→ **Records from a dataset**
********************
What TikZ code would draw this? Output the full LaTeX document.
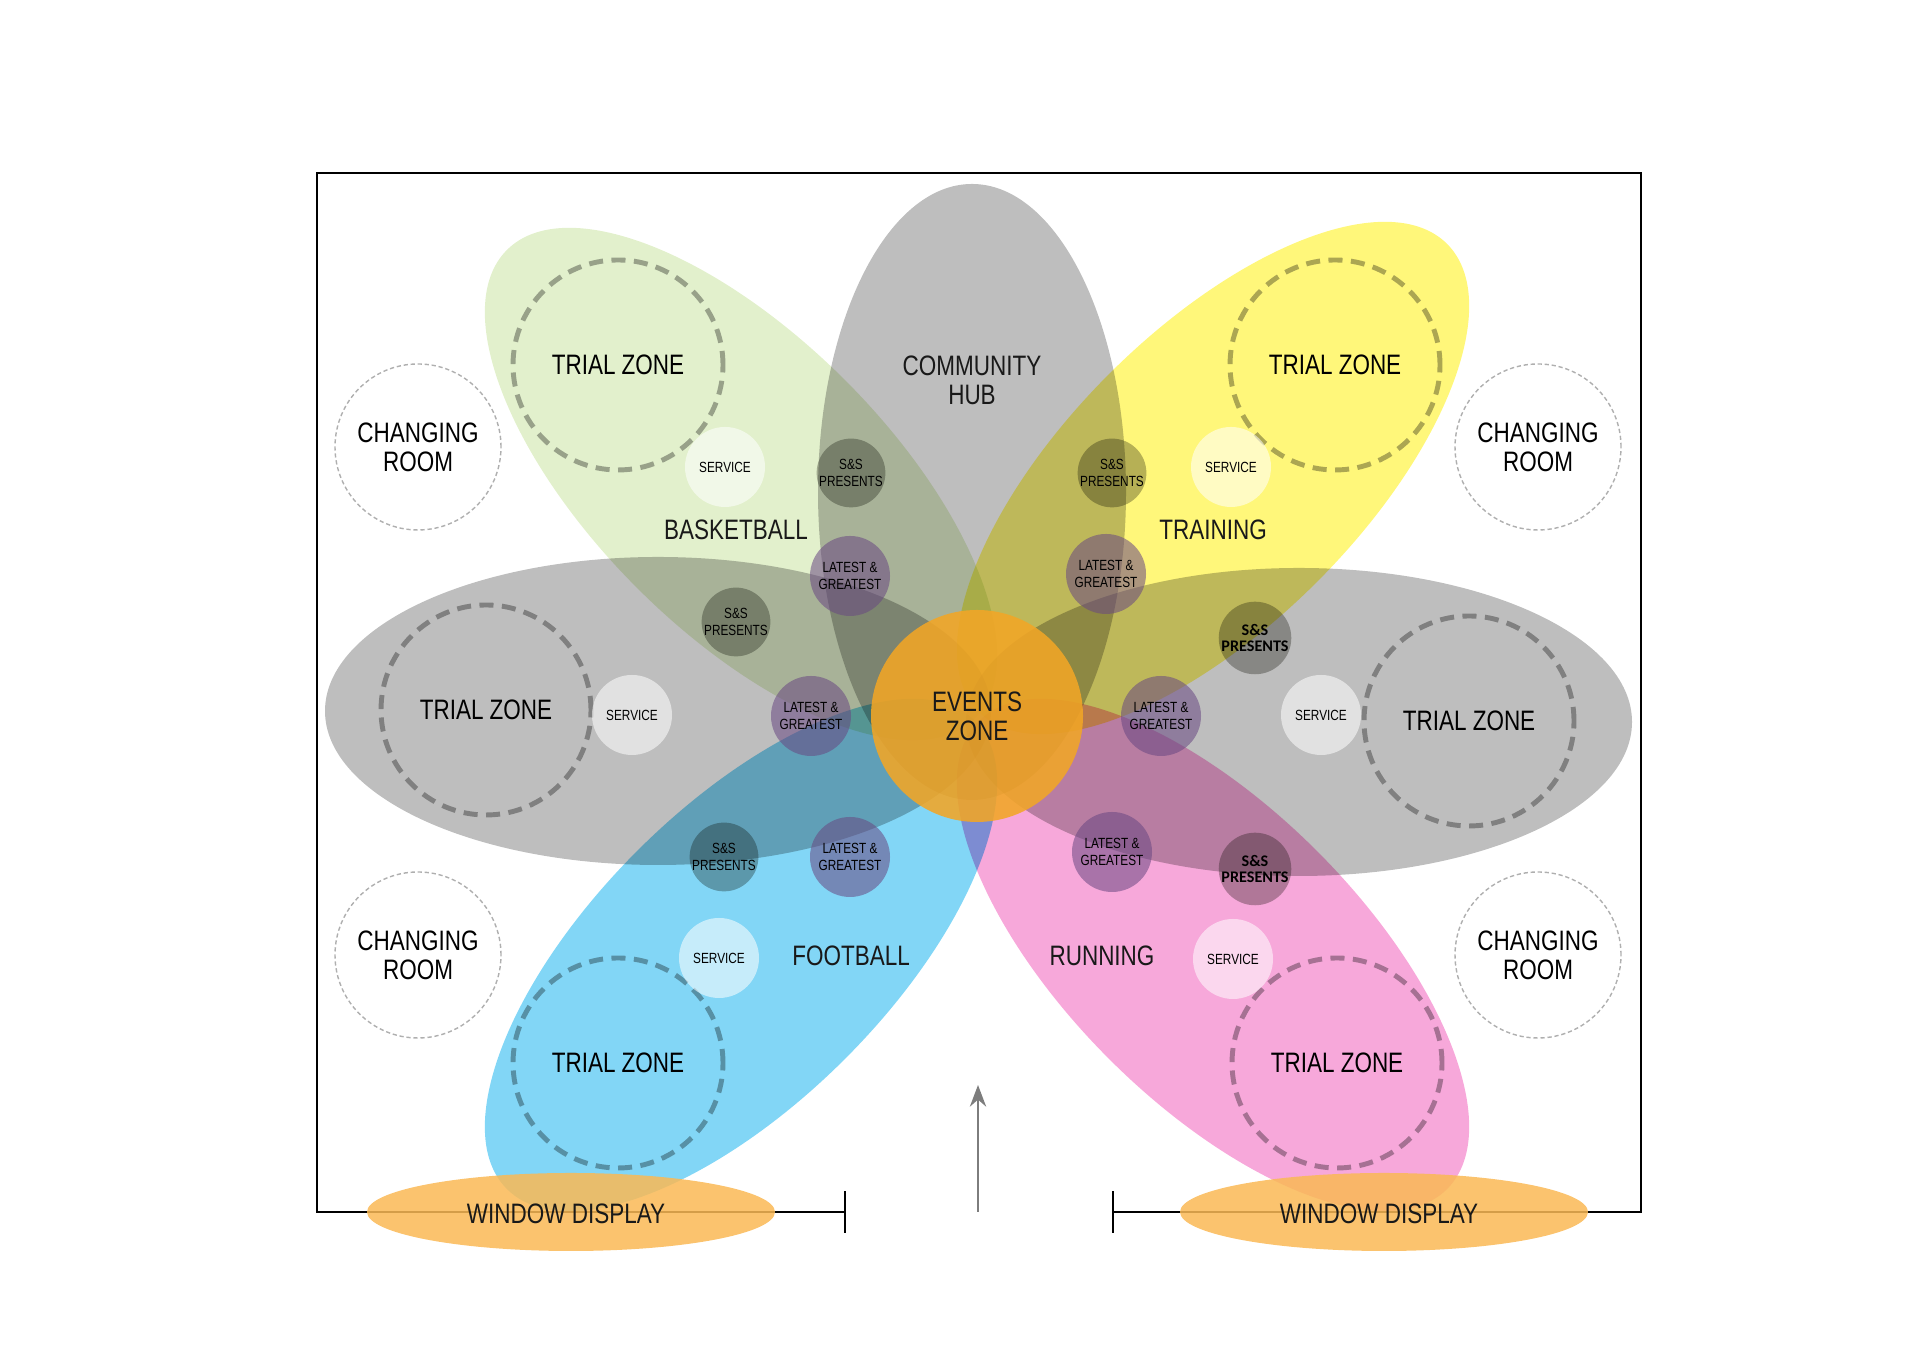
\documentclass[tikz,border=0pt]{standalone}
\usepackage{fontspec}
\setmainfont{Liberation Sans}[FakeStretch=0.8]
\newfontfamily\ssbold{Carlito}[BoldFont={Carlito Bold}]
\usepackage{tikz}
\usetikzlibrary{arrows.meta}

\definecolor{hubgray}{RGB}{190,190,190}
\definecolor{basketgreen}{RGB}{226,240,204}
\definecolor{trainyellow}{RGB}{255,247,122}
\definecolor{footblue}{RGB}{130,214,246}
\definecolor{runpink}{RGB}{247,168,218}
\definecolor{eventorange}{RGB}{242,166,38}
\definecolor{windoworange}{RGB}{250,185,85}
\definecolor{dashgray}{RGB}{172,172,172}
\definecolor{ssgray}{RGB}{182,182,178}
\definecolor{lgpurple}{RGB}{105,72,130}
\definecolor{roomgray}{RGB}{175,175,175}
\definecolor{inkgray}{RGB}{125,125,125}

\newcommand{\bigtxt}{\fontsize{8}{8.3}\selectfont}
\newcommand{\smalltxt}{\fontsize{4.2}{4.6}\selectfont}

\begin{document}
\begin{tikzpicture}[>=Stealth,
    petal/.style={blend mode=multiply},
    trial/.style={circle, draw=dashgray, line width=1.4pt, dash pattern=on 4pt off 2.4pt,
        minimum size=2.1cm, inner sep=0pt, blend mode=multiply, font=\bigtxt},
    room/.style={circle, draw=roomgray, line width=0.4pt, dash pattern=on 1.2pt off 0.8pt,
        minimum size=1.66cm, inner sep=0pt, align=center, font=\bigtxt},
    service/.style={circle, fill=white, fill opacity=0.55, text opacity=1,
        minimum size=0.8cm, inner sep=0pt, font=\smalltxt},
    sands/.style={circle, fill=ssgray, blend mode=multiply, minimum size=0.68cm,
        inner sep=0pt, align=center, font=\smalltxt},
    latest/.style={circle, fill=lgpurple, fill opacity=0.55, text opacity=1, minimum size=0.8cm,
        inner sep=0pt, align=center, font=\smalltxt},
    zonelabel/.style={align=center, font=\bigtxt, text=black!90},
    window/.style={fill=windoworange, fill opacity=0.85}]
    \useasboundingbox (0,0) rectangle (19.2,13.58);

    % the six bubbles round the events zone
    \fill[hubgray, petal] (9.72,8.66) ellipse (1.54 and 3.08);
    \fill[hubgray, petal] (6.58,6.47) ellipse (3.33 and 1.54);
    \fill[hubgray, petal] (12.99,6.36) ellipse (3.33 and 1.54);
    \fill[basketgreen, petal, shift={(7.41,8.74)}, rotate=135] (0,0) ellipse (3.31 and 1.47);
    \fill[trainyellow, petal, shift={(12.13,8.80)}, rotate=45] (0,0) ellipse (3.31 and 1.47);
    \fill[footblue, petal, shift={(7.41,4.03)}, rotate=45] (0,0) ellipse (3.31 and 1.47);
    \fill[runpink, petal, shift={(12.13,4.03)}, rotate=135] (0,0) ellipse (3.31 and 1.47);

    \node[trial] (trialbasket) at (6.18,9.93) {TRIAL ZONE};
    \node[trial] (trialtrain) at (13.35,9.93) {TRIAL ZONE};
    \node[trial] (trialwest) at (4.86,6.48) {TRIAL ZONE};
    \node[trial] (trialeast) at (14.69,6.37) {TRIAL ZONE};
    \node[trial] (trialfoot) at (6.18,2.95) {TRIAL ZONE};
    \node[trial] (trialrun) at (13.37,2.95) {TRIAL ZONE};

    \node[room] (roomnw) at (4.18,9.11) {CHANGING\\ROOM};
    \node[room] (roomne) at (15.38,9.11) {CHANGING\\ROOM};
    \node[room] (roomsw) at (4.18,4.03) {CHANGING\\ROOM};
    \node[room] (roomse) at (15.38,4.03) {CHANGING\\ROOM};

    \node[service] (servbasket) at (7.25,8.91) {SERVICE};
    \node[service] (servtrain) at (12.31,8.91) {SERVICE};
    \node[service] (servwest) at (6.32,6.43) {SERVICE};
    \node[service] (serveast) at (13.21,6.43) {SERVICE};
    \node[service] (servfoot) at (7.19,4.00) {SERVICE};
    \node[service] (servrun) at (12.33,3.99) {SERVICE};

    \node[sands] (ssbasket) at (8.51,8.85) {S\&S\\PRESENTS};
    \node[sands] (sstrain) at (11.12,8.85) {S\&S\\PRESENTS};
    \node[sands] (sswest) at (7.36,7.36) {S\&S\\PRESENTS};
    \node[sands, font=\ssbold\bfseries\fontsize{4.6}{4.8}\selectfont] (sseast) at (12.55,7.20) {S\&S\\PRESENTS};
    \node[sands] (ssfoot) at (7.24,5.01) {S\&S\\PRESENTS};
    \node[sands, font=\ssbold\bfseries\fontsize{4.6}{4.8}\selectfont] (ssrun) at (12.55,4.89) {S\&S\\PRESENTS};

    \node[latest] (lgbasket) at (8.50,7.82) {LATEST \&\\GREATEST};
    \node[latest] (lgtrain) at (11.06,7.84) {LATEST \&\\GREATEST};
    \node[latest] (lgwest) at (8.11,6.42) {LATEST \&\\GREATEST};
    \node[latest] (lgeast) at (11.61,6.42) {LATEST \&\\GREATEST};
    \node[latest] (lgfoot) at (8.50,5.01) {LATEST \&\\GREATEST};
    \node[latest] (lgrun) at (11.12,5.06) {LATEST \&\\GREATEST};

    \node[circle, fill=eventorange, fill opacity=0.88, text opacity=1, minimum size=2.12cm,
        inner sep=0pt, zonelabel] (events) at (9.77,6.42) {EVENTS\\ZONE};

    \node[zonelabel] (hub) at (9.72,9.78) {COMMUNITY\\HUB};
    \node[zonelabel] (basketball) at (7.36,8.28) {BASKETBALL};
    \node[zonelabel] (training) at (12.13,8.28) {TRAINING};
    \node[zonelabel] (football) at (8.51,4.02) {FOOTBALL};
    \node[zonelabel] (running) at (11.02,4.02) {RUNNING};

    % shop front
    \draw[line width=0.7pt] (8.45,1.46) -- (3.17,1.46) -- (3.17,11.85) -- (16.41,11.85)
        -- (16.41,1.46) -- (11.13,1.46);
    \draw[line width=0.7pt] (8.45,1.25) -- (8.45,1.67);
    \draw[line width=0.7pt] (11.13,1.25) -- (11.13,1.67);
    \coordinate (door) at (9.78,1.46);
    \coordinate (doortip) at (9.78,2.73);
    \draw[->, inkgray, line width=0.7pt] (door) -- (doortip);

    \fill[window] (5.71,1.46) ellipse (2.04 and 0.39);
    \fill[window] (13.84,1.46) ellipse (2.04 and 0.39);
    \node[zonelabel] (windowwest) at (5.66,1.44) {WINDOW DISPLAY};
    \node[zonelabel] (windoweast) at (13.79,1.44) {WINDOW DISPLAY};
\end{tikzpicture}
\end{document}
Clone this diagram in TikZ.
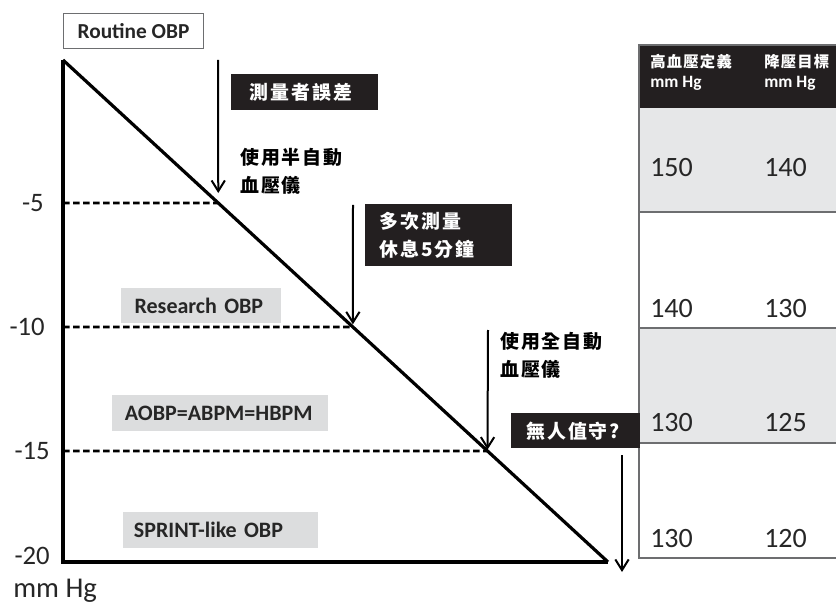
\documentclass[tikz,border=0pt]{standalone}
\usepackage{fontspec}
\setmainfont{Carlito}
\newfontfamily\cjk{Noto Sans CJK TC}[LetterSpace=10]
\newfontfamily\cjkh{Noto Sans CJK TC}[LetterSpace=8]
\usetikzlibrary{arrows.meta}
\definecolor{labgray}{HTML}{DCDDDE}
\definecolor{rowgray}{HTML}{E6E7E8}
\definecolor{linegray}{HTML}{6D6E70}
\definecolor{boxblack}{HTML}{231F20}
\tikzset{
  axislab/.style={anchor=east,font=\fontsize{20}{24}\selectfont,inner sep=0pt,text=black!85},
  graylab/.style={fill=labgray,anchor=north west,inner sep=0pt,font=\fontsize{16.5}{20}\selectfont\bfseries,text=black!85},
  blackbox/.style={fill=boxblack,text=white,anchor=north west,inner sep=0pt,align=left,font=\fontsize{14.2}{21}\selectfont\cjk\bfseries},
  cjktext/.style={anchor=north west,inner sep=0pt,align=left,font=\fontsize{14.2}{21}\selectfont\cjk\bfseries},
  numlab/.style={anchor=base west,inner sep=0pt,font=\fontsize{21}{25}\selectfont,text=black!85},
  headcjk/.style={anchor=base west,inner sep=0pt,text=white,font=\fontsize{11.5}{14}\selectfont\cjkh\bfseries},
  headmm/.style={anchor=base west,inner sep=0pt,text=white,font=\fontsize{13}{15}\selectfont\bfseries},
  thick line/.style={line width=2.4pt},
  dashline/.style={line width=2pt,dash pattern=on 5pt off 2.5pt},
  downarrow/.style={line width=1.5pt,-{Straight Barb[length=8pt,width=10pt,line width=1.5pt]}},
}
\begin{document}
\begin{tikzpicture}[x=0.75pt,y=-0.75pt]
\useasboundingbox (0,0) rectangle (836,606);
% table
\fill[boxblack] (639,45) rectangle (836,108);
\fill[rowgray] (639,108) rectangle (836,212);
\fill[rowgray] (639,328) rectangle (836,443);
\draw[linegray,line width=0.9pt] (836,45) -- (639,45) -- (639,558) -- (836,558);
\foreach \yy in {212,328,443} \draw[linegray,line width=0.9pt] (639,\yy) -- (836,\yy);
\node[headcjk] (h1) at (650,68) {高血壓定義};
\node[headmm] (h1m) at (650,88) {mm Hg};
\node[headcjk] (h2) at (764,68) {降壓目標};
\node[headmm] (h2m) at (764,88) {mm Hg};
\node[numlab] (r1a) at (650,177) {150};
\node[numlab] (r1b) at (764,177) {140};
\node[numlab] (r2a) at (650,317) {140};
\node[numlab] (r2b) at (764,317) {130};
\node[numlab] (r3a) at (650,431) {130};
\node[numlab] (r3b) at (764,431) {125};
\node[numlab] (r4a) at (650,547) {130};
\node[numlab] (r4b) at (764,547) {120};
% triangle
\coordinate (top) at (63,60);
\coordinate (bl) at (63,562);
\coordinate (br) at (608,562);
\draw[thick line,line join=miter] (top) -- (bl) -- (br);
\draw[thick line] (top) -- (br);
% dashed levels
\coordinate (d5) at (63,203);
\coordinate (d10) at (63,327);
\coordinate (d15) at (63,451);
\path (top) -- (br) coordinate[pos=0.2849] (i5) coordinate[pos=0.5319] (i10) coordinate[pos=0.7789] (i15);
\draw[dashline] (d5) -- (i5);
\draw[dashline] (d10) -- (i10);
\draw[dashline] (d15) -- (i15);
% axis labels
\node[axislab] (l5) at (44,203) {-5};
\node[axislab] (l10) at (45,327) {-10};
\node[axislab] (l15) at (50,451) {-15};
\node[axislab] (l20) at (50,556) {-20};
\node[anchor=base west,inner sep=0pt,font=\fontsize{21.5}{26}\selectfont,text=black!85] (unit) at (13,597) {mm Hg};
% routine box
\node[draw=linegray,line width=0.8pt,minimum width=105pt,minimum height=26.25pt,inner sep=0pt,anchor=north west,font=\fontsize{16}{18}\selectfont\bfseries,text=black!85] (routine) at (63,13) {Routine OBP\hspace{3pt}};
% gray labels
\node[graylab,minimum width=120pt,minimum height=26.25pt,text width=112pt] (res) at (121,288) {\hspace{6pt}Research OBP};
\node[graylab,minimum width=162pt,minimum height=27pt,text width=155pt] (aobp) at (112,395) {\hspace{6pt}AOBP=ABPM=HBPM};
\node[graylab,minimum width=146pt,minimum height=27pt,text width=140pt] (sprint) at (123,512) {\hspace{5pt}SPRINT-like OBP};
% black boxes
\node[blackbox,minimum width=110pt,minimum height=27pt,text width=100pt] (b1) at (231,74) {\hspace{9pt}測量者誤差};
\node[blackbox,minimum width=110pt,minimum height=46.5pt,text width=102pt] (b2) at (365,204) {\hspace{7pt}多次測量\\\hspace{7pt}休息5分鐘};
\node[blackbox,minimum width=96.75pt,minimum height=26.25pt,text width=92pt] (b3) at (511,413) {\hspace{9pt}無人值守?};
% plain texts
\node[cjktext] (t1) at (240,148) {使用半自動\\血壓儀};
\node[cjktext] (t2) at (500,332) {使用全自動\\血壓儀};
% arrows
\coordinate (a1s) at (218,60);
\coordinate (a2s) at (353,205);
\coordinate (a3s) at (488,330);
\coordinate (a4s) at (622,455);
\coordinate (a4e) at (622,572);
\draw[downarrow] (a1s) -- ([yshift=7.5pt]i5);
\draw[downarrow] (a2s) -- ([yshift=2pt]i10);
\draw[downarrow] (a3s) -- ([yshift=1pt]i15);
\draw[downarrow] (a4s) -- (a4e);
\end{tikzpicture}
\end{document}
********************
→ **Stated goal**
Make an exact copy of the lines from the top of the material through the line with "(0,0) rectangle (19.2,13.58);", pictures excluded.

→ **Exercise answer**
What TikZ code would draw this? Output the full LaTeX document.
\documentclass[tikz,border=0pt]{standalone}
\usepackage{fontspec}
\setmainfont{Liberation Sans}[FakeStretch=0.8]
\newfontfamily\ssbold{Carlito}[BoldFont={Carlito Bold}]
\usepackage{tikz}
\usetikzlibrary{arrows.meta}

\definecolor{hubgray}{RGB}{190,190,190}
\definecolor{basketgreen}{RGB}{226,240,204}
\definecolor{trainyellow}{RGB}{255,247,122}
\definecolor{footblue}{RGB}{130,214,246}
\definecolor{runpink}{RGB}{247,168,218}
\definecolor{eventorange}{RGB}{242,166,38}
\definecolor{windoworange}{RGB}{250,185,85}
\definecolor{dashgray}{RGB}{172,172,172}
\definecolor{ssgray}{RGB}{182,182,178}
\definecolor{lgpurple}{RGB}{105,72,130}
\definecolor{roomgray}{RGB}{175,175,175}
\definecolor{inkgray}{RGB}{125,125,125}

\newcommand{\bigtxt}{\fontsize{8}{8.3}\selectfont}
\newcommand{\smalltxt}{\fontsize{4.2}{4.6}\selectfont}

\begin{document}
\begin{tikzpicture}[>=Stealth,
    petal/.style={blend mode=multiply},
    trial/.style={circle, draw=dashgray, line width=1.4pt, dash pattern=on 4pt off 2.4pt,
        minimum size=2.1cm, inner sep=0pt, blend mode=multiply, font=\bigtxt},
    room/.style={circle, draw=roomgray, line width=0.4pt, dash pattern=on 1.2pt off 0.8pt,
        minimum size=1.66cm, inner sep=0pt, align=center, font=\bigtxt},
    service/.style={circle, fill=white, fill opacity=0.55, text opacity=1,
        minimum size=0.8cm, inner sep=0pt, font=\smalltxt},
    sands/.style={circle, fill=ssgray, blend mode=multiply, minimum size=0.68cm,
        inner sep=0pt, align=center, font=\smalltxt},
    latest/.style={circle, fill=lgpurple, fill opacity=0.55, text opacity=1, minimum size=0.8cm,
        inner sep=0pt, align=center, font=\smalltxt},
    zonelabel/.style={align=center, font=\bigtxt, text=black!90},
    window/.style={fill=windoworange, fill opacity=0.85}]
    \useasboundingbox (0,0) rectangle (19.2,13.58);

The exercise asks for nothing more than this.